### PROBLEM DESCRIPTION
Below is a listing; write it out exactly and drop any images from it.

-*-*-

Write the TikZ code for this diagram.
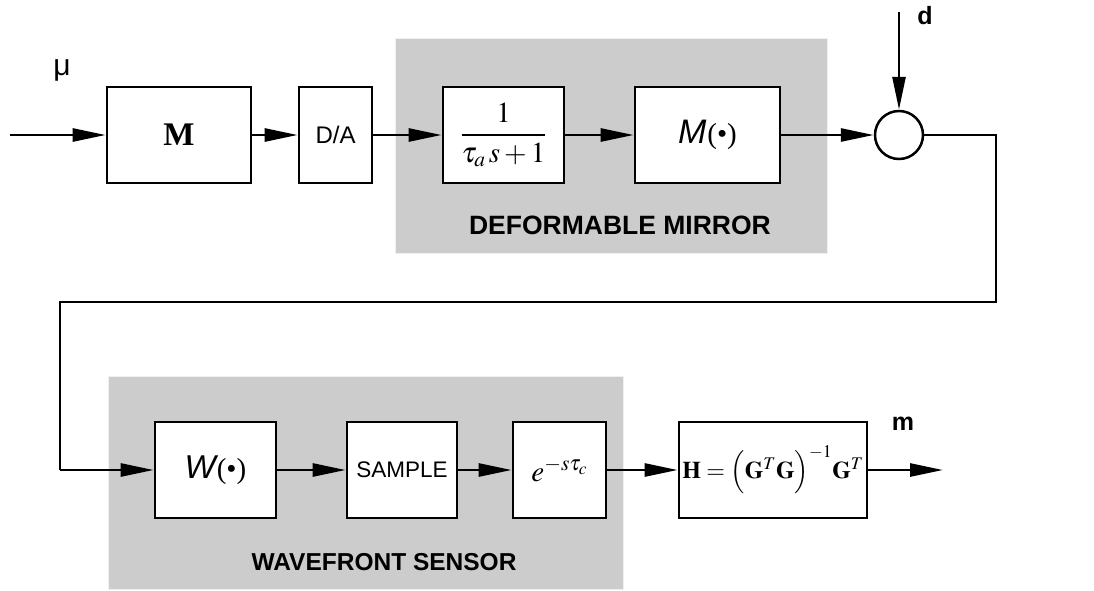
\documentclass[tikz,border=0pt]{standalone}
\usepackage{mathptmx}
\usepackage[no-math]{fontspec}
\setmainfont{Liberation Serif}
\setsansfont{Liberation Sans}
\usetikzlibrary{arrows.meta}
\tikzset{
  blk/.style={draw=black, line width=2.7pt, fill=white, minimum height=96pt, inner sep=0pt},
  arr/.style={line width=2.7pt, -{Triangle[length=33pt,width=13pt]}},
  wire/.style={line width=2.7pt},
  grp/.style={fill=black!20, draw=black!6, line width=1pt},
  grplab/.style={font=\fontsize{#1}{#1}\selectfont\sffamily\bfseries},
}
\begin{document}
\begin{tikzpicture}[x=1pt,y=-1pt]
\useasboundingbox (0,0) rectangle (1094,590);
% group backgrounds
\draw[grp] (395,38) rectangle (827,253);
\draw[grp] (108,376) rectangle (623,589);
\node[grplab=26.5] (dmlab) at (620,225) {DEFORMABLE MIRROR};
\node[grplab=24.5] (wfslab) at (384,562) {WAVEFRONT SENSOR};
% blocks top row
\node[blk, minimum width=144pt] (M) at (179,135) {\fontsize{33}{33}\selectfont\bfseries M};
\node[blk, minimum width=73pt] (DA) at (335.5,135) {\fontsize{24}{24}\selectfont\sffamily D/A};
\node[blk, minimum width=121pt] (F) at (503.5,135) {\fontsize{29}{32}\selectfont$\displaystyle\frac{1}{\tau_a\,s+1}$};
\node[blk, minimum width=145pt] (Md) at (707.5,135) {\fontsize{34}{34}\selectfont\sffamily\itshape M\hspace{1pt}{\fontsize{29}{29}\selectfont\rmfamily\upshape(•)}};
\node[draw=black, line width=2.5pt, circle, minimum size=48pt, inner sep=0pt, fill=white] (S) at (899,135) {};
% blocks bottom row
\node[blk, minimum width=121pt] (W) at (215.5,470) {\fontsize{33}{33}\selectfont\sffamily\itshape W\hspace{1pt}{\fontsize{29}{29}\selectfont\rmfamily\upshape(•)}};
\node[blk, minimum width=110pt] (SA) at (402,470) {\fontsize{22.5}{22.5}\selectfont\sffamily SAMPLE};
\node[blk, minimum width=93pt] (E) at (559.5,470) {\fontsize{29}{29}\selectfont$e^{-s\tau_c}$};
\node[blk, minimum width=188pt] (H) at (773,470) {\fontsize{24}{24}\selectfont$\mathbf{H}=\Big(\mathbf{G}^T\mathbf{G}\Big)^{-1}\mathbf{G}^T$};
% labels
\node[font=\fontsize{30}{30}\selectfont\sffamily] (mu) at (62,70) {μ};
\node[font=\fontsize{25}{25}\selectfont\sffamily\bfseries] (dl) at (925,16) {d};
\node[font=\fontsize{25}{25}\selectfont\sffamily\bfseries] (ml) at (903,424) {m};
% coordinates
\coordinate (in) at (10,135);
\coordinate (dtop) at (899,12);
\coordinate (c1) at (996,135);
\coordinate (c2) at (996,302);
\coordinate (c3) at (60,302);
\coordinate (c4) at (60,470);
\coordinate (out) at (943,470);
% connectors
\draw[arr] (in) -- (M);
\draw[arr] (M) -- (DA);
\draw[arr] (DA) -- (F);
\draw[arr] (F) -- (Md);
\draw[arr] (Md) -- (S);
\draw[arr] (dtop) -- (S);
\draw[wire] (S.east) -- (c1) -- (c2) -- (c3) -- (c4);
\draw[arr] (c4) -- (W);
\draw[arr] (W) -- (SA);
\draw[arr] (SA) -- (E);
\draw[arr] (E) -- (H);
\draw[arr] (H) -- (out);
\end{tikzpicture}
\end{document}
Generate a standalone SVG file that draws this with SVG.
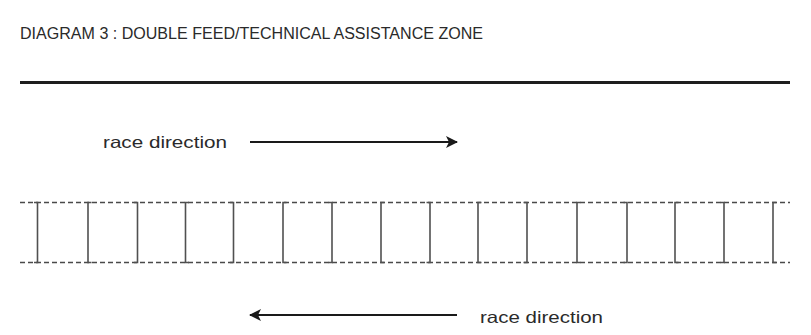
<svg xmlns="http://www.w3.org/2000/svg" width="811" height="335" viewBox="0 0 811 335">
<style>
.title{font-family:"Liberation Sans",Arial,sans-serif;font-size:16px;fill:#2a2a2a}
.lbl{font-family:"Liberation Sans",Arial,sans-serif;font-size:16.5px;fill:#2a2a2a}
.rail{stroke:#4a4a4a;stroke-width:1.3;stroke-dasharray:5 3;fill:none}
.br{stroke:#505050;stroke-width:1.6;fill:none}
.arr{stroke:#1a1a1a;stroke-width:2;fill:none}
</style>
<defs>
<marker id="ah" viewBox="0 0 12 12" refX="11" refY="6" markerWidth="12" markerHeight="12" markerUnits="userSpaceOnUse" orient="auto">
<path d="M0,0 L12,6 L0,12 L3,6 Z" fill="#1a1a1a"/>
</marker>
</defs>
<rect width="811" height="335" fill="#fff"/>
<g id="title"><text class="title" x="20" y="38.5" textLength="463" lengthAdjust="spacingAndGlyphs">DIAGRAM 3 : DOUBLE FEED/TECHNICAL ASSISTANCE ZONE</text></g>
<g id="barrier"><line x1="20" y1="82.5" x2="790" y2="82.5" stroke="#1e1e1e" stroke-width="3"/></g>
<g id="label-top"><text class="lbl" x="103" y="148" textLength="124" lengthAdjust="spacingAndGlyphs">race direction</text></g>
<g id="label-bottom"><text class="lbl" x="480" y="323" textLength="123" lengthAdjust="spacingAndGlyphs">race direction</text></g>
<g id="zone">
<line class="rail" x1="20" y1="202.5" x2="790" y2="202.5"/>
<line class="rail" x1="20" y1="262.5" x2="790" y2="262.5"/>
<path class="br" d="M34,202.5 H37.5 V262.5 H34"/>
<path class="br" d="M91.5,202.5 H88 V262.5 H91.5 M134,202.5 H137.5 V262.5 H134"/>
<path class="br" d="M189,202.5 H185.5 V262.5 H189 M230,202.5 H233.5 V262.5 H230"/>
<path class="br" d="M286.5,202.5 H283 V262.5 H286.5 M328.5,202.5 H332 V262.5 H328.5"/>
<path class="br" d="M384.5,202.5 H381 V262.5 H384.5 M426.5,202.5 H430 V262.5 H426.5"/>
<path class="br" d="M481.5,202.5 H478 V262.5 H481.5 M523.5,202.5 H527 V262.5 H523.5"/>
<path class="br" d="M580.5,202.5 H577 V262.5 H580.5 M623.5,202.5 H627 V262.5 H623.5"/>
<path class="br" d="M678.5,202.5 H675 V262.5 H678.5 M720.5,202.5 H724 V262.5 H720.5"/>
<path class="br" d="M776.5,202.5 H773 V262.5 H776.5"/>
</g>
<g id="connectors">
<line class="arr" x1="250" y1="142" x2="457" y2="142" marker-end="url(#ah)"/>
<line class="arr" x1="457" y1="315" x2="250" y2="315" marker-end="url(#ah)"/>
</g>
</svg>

-*-*-

### EXPECTED ANSWER
Write the TikZ code for this diagram.
\documentclass[tikz,border=0pt]{standalone}
\usepackage{mathptmx}
\usepackage[no-math]{fontspec}
\setmainfont{Liberation Serif}
\setsansfont{Liberation Sans}
\usetikzlibrary{arrows.meta}
\tikzset{
  blk/.style={draw=black, line width=2.7pt, fill=white, minimum height=96pt, inner sep=0pt},
  arr/.style={line width=2.7pt, -{Triangle[length=33pt,width=13pt]}},
  wire/.style={line width=2.7pt},
  grp/.style={fill=black!20, draw=black!6, line width=1pt},
  grplab/.style={font=\fontsize{#1}{#1}\selectfont\sffamily\bfseries},
}
\begin{document}
\begin{tikzpicture}[x=1pt,y=-1pt]
\useasboundingbox (0,0) rectangle (1094,590);
% group backgrounds
\draw[grp] (395,38) rectangle (827,253);
\draw[grp] (108,376) rectangle (623,589);
\node[grplab=26.5] (dmlab) at (620,225) {DEFORMABLE MIRROR};
\node[grplab=24.5] (wfslab) at (384,562) {WAVEFRONT SENSOR};
% blocks top row
\node[blk, minimum width=144pt] (M) at (179,135) {\fontsize{33}{33}\selectfont\bfseries M};
\node[blk, minimum width=73pt] (DA) at (335.5,135) {\fontsize{24}{24}\selectfont\sffamily D/A};
\node[blk, minimum width=121pt] (F) at (503.5,135) {\fontsize{29}{32}\selectfont$\displaystyle\frac{1}{\tau_a\,s+1}$};
\node[blk, minimum width=145pt] (Md) at (707.5,135) {\fontsize{34}{34}\selectfont\sffamily\itshape M\hspace{1pt}{\fontsize{29}{29}\selectfont\rmfamily\upshape(•)}};
\node[draw=black, line width=2.5pt, circle, minimum size=48pt, inner sep=0pt, fill=white] (S) at (899,135) {};
% blocks bottom row
\node[blk, minimum width=121pt] (W) at (215.5,470) {\fontsize{33}{33}\selectfont\sffamily\itshape W\hspace{1pt}{\fontsize{29}{29}\selectfont\rmfamily\upshape(•)}};
\node[blk, minimum width=110pt] (SA) at (402,470) {\fontsize{22.5}{22.5}\selectfont\sffamily SAMPLE};
\node[blk, minimum width=93pt] (E) at (559.5,470) {\fontsize{29}{29}\selectfont$e^{-s\tau_c}$};
\node[blk, minimum width=188pt] (H) at (773,470) {\fontsize{24}{24}\selectfont$\mathbf{H}=\Big(\mathbf{G}^T\mathbf{G}\Big)^{-1}\mathbf{G}^T$};
% labels
\node[font=\fontsize{30}{30}\selectfont\sffamily] (mu) at (62,70) {μ};
\node[font=\fontsize{25}{25}\selectfont\sffamily\bfseries] (dl) at (925,16) {d};
\node[font=\fontsize{25}{25}\selectfont\sffamily\bfseries] (ml) at (903,424) {m};
% coordinates
\coordinate (in) at (10,135);
\coordinate (dtop) at (899,12);
\coordinate (c1) at (996,135);
\coordinate (c2) at (996,302);
\coordinate (c3) at (60,302);
\coordinate (c4) at (60,470);
\coordinate (out) at (943,470);
% connectors
\draw[arr] (in) -- (M);
\draw[arr] (M) -- (DA);
\draw[arr] (DA) -- (F);
\draw[arr] (F) -- (Md);
\draw[arr] (Md) -- (S);
\draw[arr] (dtop) -- (S);
\draw[wire] (S.east) -- (c1) -- (c2) -- (c3) -- (c4);
\draw[arr] (c4) -- (W);
\draw[arr] (W) -- (SA);
\draw[arr] (SA) -- (E);
\draw[arr] (E) -- (H);
\draw[arr] (H) -- (out);
\end{tikzpicture}
\end{document}
Generate a standalone SVG file that draws this with SVG.
<svg xmlns="http://www.w3.org/2000/svg" width="811" height="335" viewBox="0 0 811 335">
<style>
.title{font-family:"Liberation Sans",Arial,sans-serif;font-size:16px;fill:#2a2a2a}
.lbl{font-family:"Liberation Sans",Arial,sans-serif;font-size:16.5px;fill:#2a2a2a}
.rail{stroke:#4a4a4a;stroke-width:1.3;stroke-dasharray:5 3;fill:none}
.br{stroke:#505050;stroke-width:1.6;fill:none}
.arr{stroke:#1a1a1a;stroke-width:2;fill:none}
</style>
<defs>
<marker id="ah" viewBox="0 0 12 12" refX="11" refY="6" markerWidth="12" markerHeight="12" markerUnits="userSpaceOnUse" orient="auto">
<path d="M0,0 L12,6 L0,12 L3,6 Z" fill="#1a1a1a"/>
</marker>
</defs>
<rect width="811" height="335" fill="#fff"/>
<g id="title"><text class="title" x="20" y="38.5" textLength="463" lengthAdjust="spacingAndGlyphs">DIAGRAM 3 : DOUBLE FEED/TECHNICAL ASSISTANCE ZONE</text></g>
<g id="barrier"><line x1="20" y1="82.5" x2="790" y2="82.5" stroke="#1e1e1e" stroke-width="3"/></g>
<g id="label-top"><text class="lbl" x="103" y="148" textLength="124" lengthAdjust="spacingAndGlyphs">race direction</text></g>
<g id="label-bottom"><text class="lbl" x="480" y="323" textLength="123" lengthAdjust="spacingAndGlyphs">race direction</text></g>
<g id="zone">
<line class="rail" x1="20" y1="202.5" x2="790" y2="202.5"/>
<line class="rail" x1="20" y1="262.5" x2="790" y2="262.5"/>
<path class="br" d="M34,202.5 H37.5 V262.5 H34"/>
<path class="br" d="M91.5,202.5 H88 V262.5 H91.5 M134,202.5 H137.5 V262.5 H134"/>
<path class="br" d="M189,202.5 H185.5 V262.5 H189 M230,202.5 H233.5 V262.5 H230"/>
<path class="br" d="M286.5,202.5 H283 V262.5 H286.5 M328.5,202.5 H332 V262.5 H328.5"/>
<path class="br" d="M384.5,202.5 H381 V262.5 H384.5 M426.5,202.5 H430 V262.5 H426.5"/>
<path class="br" d="M481.5,202.5 H478 V262.5 H481.5 M523.5,202.5 H527 V262.5 H523.5"/>
<path class="br" d="M580.5,202.5 H577 V262.5 H580.5 M623.5,202.5 H627 V262.5 H623.5"/>
<path class="br" d="M678.5,202.5 H675 V262.5 H678.5 M720.5,202.5 H724 V262.5 H720.5"/>
<path class="br" d="M776.5,202.5 H773 V262.5 H776.5"/>
</g>
<g id="connectors">
<line class="arr" x1="250" y1="142" x2="457" y2="142" marker-end="url(#ah)"/>
<line class="arr" x1="457" y1="315" x2="250" y2="315" marker-end="url(#ah)"/>
</g>
</svg>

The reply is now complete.